— Start —

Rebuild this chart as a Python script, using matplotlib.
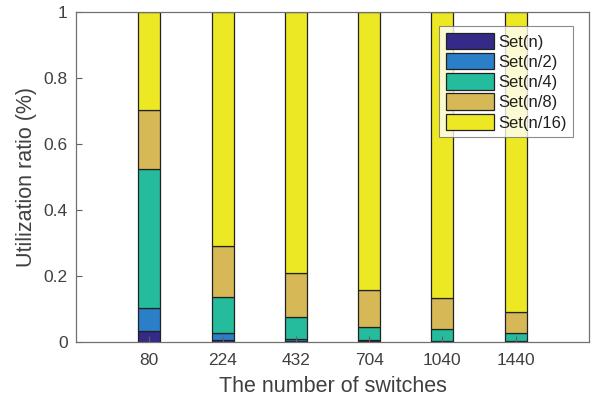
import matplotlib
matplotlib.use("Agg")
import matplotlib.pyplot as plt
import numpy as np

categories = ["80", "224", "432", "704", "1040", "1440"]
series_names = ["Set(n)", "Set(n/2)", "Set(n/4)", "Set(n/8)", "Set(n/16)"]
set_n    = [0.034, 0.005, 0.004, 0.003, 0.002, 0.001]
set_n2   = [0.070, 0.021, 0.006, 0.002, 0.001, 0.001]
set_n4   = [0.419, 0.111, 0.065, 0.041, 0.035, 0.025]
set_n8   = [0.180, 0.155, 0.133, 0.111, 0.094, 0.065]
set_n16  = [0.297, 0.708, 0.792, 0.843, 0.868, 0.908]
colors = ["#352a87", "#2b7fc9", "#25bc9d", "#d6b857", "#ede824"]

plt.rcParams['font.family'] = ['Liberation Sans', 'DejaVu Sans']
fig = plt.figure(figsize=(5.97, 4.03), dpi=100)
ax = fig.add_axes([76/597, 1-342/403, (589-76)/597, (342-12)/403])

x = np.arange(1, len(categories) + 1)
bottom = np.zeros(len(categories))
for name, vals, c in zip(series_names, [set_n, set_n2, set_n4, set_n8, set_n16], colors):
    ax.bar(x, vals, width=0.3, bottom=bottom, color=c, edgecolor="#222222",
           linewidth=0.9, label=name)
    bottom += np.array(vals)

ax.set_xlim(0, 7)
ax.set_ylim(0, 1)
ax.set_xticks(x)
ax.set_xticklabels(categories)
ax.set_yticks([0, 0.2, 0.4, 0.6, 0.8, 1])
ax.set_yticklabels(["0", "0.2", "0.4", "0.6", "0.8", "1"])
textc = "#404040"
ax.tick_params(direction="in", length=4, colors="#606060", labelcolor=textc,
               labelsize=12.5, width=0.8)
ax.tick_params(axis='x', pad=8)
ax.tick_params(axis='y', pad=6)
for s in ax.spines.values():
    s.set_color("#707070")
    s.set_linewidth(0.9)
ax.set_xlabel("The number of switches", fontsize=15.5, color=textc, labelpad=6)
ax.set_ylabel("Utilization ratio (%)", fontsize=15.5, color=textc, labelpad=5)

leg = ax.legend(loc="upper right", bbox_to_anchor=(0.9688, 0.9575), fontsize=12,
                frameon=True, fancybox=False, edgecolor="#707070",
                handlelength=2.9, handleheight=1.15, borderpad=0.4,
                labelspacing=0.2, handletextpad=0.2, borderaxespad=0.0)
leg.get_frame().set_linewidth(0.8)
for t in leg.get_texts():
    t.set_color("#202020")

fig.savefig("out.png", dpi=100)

— End —

# Set problem:
Your copy of the data should match it exactly, except that pictures are left out.

# The result:
Rebuild this chart as a Python script, using matplotlib.
import matplotlib
matplotlib.use("Agg")
import matplotlib.pyplot as plt
import numpy as np

categories = ["80", "224", "432", "704", "1040", "1440"]
series_names = ["Set(n)", "Set(n/2)", "Set(n/4)", "Set(n/8)", "Set(n/16)"]
set_n    = [0.034, 0.005, 0.004, 0.003, 0.002, 0.001]
set_n2   = [0.070, 0.021, 0.006, 0.002, 0.001, 0.001]
set_n4   = [0.419, 0.111, 0.065, 0.041, 0.035, 0.025]
set_n8   = [0.180, 0.155, 0.133, 0.111, 0.094, 0.065]
set_n16  = [0.297, 0.708, 0.792, 0.843, 0.868, 0.908]
colors = ["#352a87", "#2b7fc9", "#25bc9d", "#d6b857", "#ede824"]

plt.rcParams['font.family'] = ['Liberation Sans', 'DejaVu Sans']
fig = plt.figure(figsize=(5.97, 4.03), dpi=100)
ax = fig.add_axes([76/597, 1-342/403, (589-76)/597, (342-12)/403])

x = np.arange(1, len(categories) + 1)
bottom = np.zeros(len(categories))
for name, vals, c in zip(series_names, [set_n, set_n2, set_n4, set_n8, set_n16], colors):
    ax.bar(x, vals, width=0.3, bottom=bottom, color=c, edgecolor="#222222",
           linewidth=0.9, label=name)
    bottom += np.array(vals)

ax.set_xlim(0, 7)
ax.set_ylim(0, 1)
ax.set_xticks(x)
ax.set_xticklabels(categories)
ax.set_yticks([0, 0.2, 0.4, 0.6, 0.8, 1])
ax.set_yticklabels(["0", "0.2", "0.4", "0.6", "0.8", "1"])
textc = "#404040"
ax.tick_params(direction="in", length=4, colors="#606060", labelcolor=textc,
               labelsize=12.5, width=0.8)
ax.tick_params(axis='x', pad=8)
ax.tick_params(axis='y', pad=6)
for s in ax.spines.values():
    s.set_color("#707070")
    s.set_linewidth(0.9)
ax.set_xlabel("The number of switches", fontsize=15.5, color=textc, labelpad=6)
ax.set_ylabel("Utilization ratio (%)", fontsize=15.5, color=textc, labelpad=5)

leg = ax.legend(loc="upper right", bbox_to_anchor=(0.9688, 0.9575), fontsize=12,
                frameon=True, fancybox=False, edgecolor="#707070",
                handlelength=2.9, handleheight=1.15, borderpad=0.4,
                labelspacing=0.2, handletextpad=0.2, borderaxespad=0.0)
leg.get_frame().set_linewidth(0.8)
for t in leg.get_texts():
    t.set_color("#202020")

fig.savefig("out.png", dpi=100)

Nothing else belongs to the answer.